> **The exercise**: Look for the string "matplotlib" and copy every line that has it.

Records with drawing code
○ ○ ○ ○ ○

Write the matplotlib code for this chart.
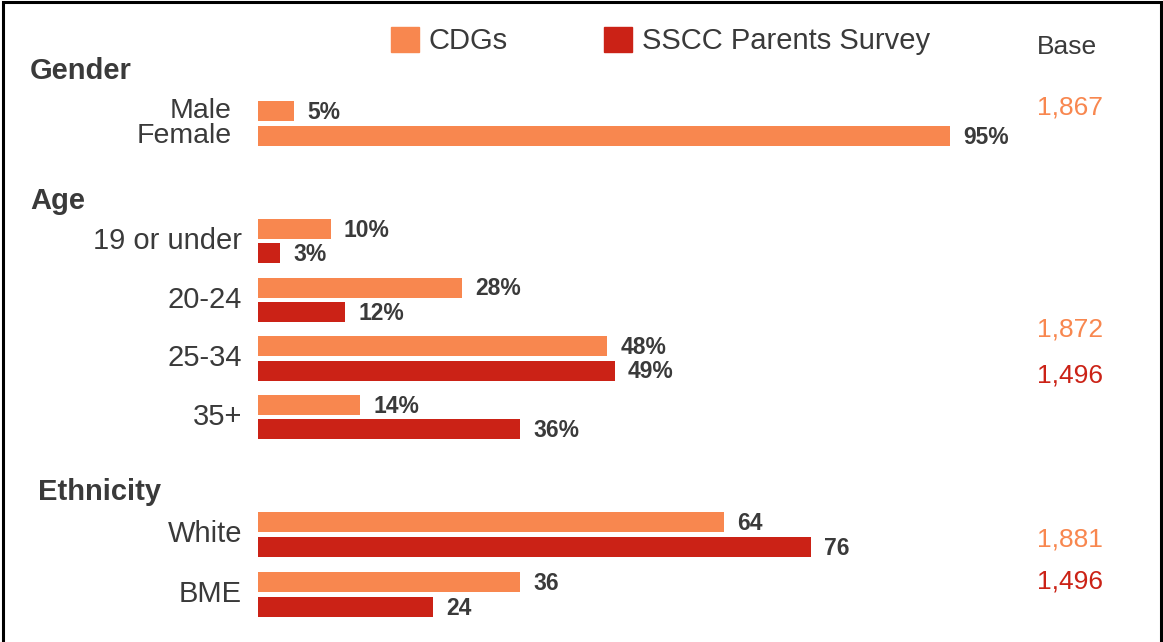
import matplotlib
matplotlib.use("Agg")
import matplotlib.pyplot as plt
import matplotlib.transforms as mtransforms
from matplotlib.patches import Patch, Rectangle

plt.rcParams['font.family'] = ['Liberation Sans', 'DejaVu Sans']

# Data
series_names = ['CDGs', 'SSCC Parents Survey']

gender_labels = ['Male', 'Female']
gender_cdg = [5, 95]
gender_base = ['1,867']

age_labels = ['19 or under', '20-24', '25-34', '35+']
age_cdg = [10, 28, 48, 14]
age_sscc = [3, 12, 49, 36]
age_base = ['1,872', '1,496']

eth_labels = ['White', 'BME']
eth_cdg = [64, 36]
eth_sscc = [76, 24]
eth_base = ['1,881', '1,496']

# Style
ORANGE = '#F8874F'
RED = '#CB2216'
TXT = '#3A3A3A'
W, H = 1163, 642

fig = plt.figure(figsize=(W / 100, H / 100), dpi=100)
ax = fig.add_axes([258 / W, 0, 728 / W, 1])
ax.set_xlim(0, 100)
ax.set_ylim(H, 0)   # y axis runs in pixel rows, top to bottom
ax.axis('off')

# x in figure fraction, y in axis data units
lab = mtransforms.blended_transform_factory(fig.transFigure, ax.transData)

bar_h = 20
pair_off = 12.2


def value_label(x, y, txt):
    ax.annotate(txt, (x, y), xytext=(9.5, -1), textcoords='offset points',
                ha='left', va='center', fontsize=16.5, fontweight='bold',
                color=TXT, annotation_clip=False)


# Gender (single series)
g_y0, g_step = 111, 25
for i, (name, v) in enumerate(zip(gender_labels, gender_cdg)):
    y = g_y0 + i * g_step
    ax.barh(y, v, height=bar_h, color=ORANGE)
    value_label(v, y, f'{v}%')
    ax.text(232 / W, y, name, transform=lab, ha='right', va='center',
            fontsize=20.5, color=TXT)


def paired(labels, a, b, y0, step, pct):
    for i, (name, va_, vb) in enumerate(zip(labels, a, b)):
        yc = y0 + i * step
        ax.barh(yc - pair_off, va_, height=bar_h, color=ORANGE)
        ax.barh(yc + pair_off, vb, height=bar_h, color=RED)
        sfx = '%' if pct else ''
        value_label(va_, yc - pair_off, f'{va_}{sfx}')
        value_label(vb, yc + pair_off, f'{vb}{sfx}')
        ax.text(242 / W, yc, name, transform=lab, ha='right', va='center',
                fontsize=21, color=TXT)


paired(age_labels, age_cdg, age_sscc, 241, 58.7, True)
paired(eth_labels, eth_cdg, eth_sscc, 534.5, 60, False)

# Group headers
for name, x, y in [('Gender', 30, 71), ('Age', 30, 201), ('Ethnicity', 38, 492)]:
    ax.text(x / W, y, name, transform=lab, ha='left', va='center',
            fontsize=21, fontweight='bold', color=TXT)

# Base column
bx = 1037 / W
ax.text(bx, 47, 'Base', transform=lab, ha='left', va='center', fontsize=19, color=TXT)
ax.text(bx, 107, gender_base[0], transform=lab, ha='left', va='center', fontsize=19, color=ORANGE)
ax.text(bx, 330, age_base[0], transform=lab, ha='left', va='center', fontsize=19, color=ORANGE)
ax.text(bx, 375, age_base[1], transform=lab, ha='left', va='center', fontsize=19, color=RED)
ax.text(bx, 539, eth_base[0], transform=lab, ha='left', va='center', fontsize=19, color=ORANGE)
ax.text(bx, 582, eth_base[1], transform=lab, ha='left', va='center', fontsize=19, color=RED)

# Legend
handles = [Patch(color=ORANGE), Patch(color=RED)]
fig.legend(handles, series_names, loc='center left',
           bbox_to_anchor=(391 / W, 1 - 41 / H), ncol=2, frameon=False,
           fontsize=21, handlelength=0.95, handleheight=0.95,
           handletextpad=0.35, columnspacing=3.3, borderpad=0, borderaxespad=0,
           labelcolor=TXT)

# Outer frame (bottom edge sits below the image)
fig.add_artist(Rectangle((3 / W, -0.05), (1158) / W, 1.05 - 2 / H,
                         transform=fig.transFigure, fill=False,
                         edgecolor='black', linewidth=2.2))

fig.savefig('out.png', dpi=100)
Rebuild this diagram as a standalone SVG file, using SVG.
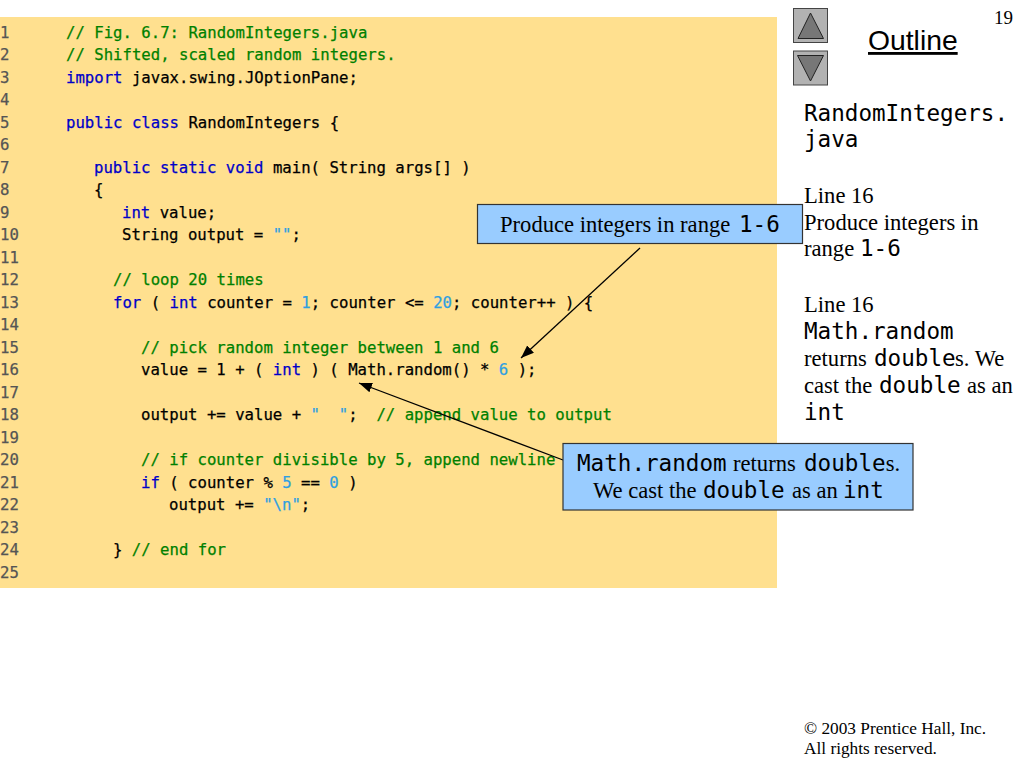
<svg xmlns="http://www.w3.org/2000/svg" width="1024" height="768" viewBox="0 0 1024 768">
<style>
text{white-space:pre}
.c{font-family:"DejaVu Sans Mono","Liberation Mono",monospace;font-size:15.65px;fill:#000;stroke:#000;stroke-width:.25px}
.k{fill:#0000c8;stroke:#0000c8}.g{fill:#008000;stroke:#008000}.n{fill:#2f9fe0;stroke:#2f9fe0}
.ln{font-family:"DejaVu Sans Mono","Liberation Mono",monospace;font-size:15.65px;fill:#555;stroke:#555;stroke-width:.25px}
.t{font-family:"Liberation Serif",serif;font-size:22.6px;fill:#000}
.m{font-family:"DejaVu Sans Mono","Liberation Mono",monospace;font-size:22.6px}
.box{fill:#99ccff;stroke:#333;stroke-width:1.2}
.btn{fill:#b2b2b2;stroke:#444;stroke-width:1}
.tri{fill:#777;stroke:#222;stroke-width:1}
.a{stroke:#000;stroke-width:1.3;fill:none;marker-end:url(#h)}
</style>
<defs><marker id="h" markerUnits="userSpaceOnUse" markerWidth="14" markerHeight="12" refX="13" refY="5" orient="auto"><path d="M0 0L13 5L0 10z" fill="#000"/></marker></defs>
<rect x="0" y="17" width="777" height="571" fill="#ffe08f"/>
<g id="lines">
<text class="ln" x="0" y="37.5">1</text><text class="ln" x="0" y="60">2</text><text class="ln" x="0" y="82.500">3</text><text class="ln" x="0" y="105">4</text><text class="ln" x="0" y="127.500">5</text><text class="ln" x="0" y="150">6</text><text class="ln" x="0" y="172.500">7</text><text class="ln" x="0" y="195">8</text><text class="ln" x="0" y="217.500">9</text><text class="ln" x="0" y="240">10</text><text class="ln" x="0" y="262.500">11</text><text class="ln" x="0" y="285">12</text><text class="ln" x="0" y="307.500">13</text><text class="ln" x="0" y="330">14</text><text class="ln" x="0" y="352.500">15</text><text class="ln" x="0" y="375">16</text><text class="ln" x="0" y="397.500">17</text><text class="ln" x="0" y="420">18</text><text class="ln" x="0" y="442.500">19</text><text class="ln" x="0" y="465">20</text><text class="ln" x="0" y="487.500">21</text><text class="ln" x="0" y="510">22</text><text class="ln" x="0" y="532.500">23</text><text class="ln" x="0" y="555">24</text><text class="ln" x="0" y="577.500">25</text>
</g>
<g id="code">
<text class="c g" x="66" y="37.5">// Fig. 6.7: RandomIntegers.java</text>
<text class="c g" x="66" y="60">// Shifted, scaled random integers.</text>
<text class="c" x="66" y="82.500"><tspan class="k">import</tspan> javax.swing.JOptionPane;</text>
<text class="c" x="66" y="127.500"><tspan class="k">public class</tspan> RandomIntegers {</text>
<text class="c" x="94" y="172.500"><tspan class="k">public static void</tspan> main( String args[] )</text>
<text class="c" x="94" y="195">{</text>
<text class="c" x="122" y="217.500"><tspan class="k">int</tspan> value;</text>
<text class="c" x="122" y="240">String output = <tspan class="n">""</tspan>;</text>
<text class="c g" x="113" y="285">// loop 20 times</text>
<text class="c" x="113" y="307.500"><tspan class="k">for</tspan> ( <tspan class="k">int</tspan> counter = <tspan class="n">1</tspan>; counter &lt;= <tspan class="n">20</tspan>; counter++ ) {</text>
<text class="c g" x="141" y="352.500">// pick random integer between 1 and 6</text>
<text class="c" x="141" y="375">value = 1 + ( <tspan class="k">int</tspan> ) ( Math.random() * <tspan class="n">6</tspan> );</text>
<text class="c" x="141" y="420">output += value + <tspan class="n">"  "</tspan>;  <tspan class="g">// append value to output</tspan></text>
<text class="c g" x="141" y="465">// if counter divisible by 5, append newline</text>
<text class="c" x="141" y="487.500"><tspan class="k">if</tspan> ( counter % <tspan class="n">5</tspan> == <tspan class="n">0</tspan> )</text>
<text class="c" x="169" y="510">output += <tspan class="n">"\n"</tspan>;</text>
<text class="c" x="113" y="555">} <tspan class="g">// end for</tspan></text>
</g>
<g id="connectors">
<line class="a" x1="640" y1="248" x2="521" y2="358"/>
<line class="a" x1="563" y1="460" x2="359" y2="383"/>
</g>
<g id="callout1">
<rect class="box" x="477.500" y="204.500" width="325" height="39"/>
<text class="t" x="500" y="232">Produce integers in range <tspan class="m" x="739">1-6</tspan></text>
</g>
<g id="callout2">
<rect class="box" x="563" y="443.500" width="350" height="66.500"/>
<text class="t" x="577" y="471"><tspan class="m">Math.random</tspan> <tspan x="733">returns</tspan> <tspan class="m" x="804">double</tspan>s.</text>
<text class="t" x="593" y="498">We cast the <tspan class="m" x="703">double</tspan> <tspan x="792">as an</tspan> <tspan class="m" x="843">int</tspan></text>
</g>
<g id="btn-up"><rect class="btn" x="793.500" y="8.500" width="34" height="34"/><path class="tri" d="M810.500 13L823.500 38.500H798z"/></g>
<g id="btn-down"><rect class="btn" x="793.500" y="51" width="34" height="34"/><path class="tri" d="M797.500 55.500H823.500L810.500 81z"/></g>
<g id="panel">
<text x="868" y="50" style="font-family:'Liberation Sans',sans-serif;font-size:28.3px;text-decoration:underline">Outline</text>
<text class="t" x="994" y="24" style="font-size:19px">19</text>
<text class="m" x="804" y="121">RandomIntegers.</text>
<text class="m" x="804" y="147">java</text>
<text class="t" x="804" y="203">Line 16</text>
<text class="t" x="804" y="230">Produce integers in</text>
<text class="t" x="804" y="256">range <tspan class="m" x="860">1-6</tspan></text>
<text class="t" x="804" y="312">Line 16</text>
<text class="m" x="804" y="339">Math.random</text>
<text class="t" x="804" y="366">returns <tspan class="m" x="874">double</tspan><tspan x="955">s. We</tspan></text>
<text class="t" x="804" y="393">cast the <tspan class="m" x="879">double</tspan> <tspan x="967">as an</tspan></text>
<text class="m" x="804" y="420">int</text>
<text class="t" x="804" y="734" style="font-size:17.3px">© 2003 Prentice Hall, Inc.</text>
<text class="t" x="804" y="754" style="font-size:17.3px">All rights reserved.</text>
</g>
</svg>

○ ○ ○ ○ ○

> **Problem solution**:
Write the matplotlib code for this chart.
import matplotlib
matplotlib.use("Agg")
import matplotlib.pyplot as plt
import matplotlib.transforms as mtransforms
from matplotlib.patches import Patch, Rectangle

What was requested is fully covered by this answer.